The setting of the account is the year 1898 during the Spanish-American War in Cuba.
When war broke out between Spain and the United States, it was necessary to communicate quickly with the leader of the Insurgents. Garcia was somewhere in the mountains of Cuba, No one knew where. No mail or telegraph could reach him. The President must secure his co-operation, and quickly.

What to do!

Someone said to the President, "There is a fellow by the name of Rowan; He will find Garcia for you, if anybody can."

Rowan was sent for and given a letter to be delivered to Garcia. How "the fellow by name of Rowan" took the letter, sealed it up in an oil-skin pouch, strapped it over his heart, in four days landed by night off the coast of Cuba from an open boat, disappeared into the jungle, and in three weeks came out on the other side of the Island, having traversed a hostile country on foot, and having delivered his letter to Garcia are things I have no special desire now to tell in detail.

The point I wish to make is this: McKinley gave Rowan a letter to be delivered to Garcia; Rowan took the letter and did not ask, "Where is he at?"

There is a man whose form should be cast in deathless bronze and the statue placed in every college of the land. It is not book-learning young men need, nor instruction about this or that, but a stiffening of the vertebrae which will cause them to be loyal to a trust, to act promptly, concentrate their energies: do the thing "Carry a message to Garcia."



So what have I learned?

1. Find a need in your world that needs doing and decide to fill that need.

2. A life without challenges leads to a shallowed existence

3. Live and work on purpose.

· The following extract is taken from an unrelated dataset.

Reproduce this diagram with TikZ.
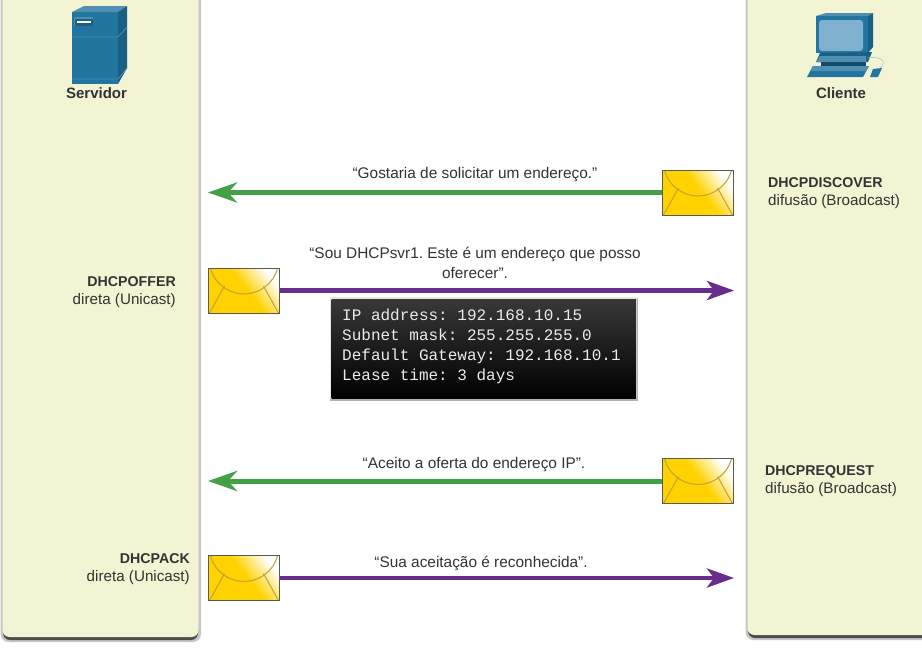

Search for a task, when completed will add meaning to your life


Helen Keller said "Life is either a daring adventure or nothing"



What can you do to live on purpose?

a) Have an open mind.

b) When you are right and the time is right (now) providence will provide

c)

d)

e)


Life is the tightest commodity available, 25,500 days on average. Enjoy the Journey and Leave a Legacy




Epilogue:

Elbert Hubbard died with the sinking of the RMS Lusitania in 1915, en route with his wife to England and Berlin on a mission to encourage an end of war. He was optimistic in this endeavor, despite a notice in the New York Times warning that vessels flying the flag of Great Britain, or any of her allies, could be sunk.

Major Andrew Rowan died obscurely in the Presidio of San Francisco. It was 22 years before the Army decorated him for this mission.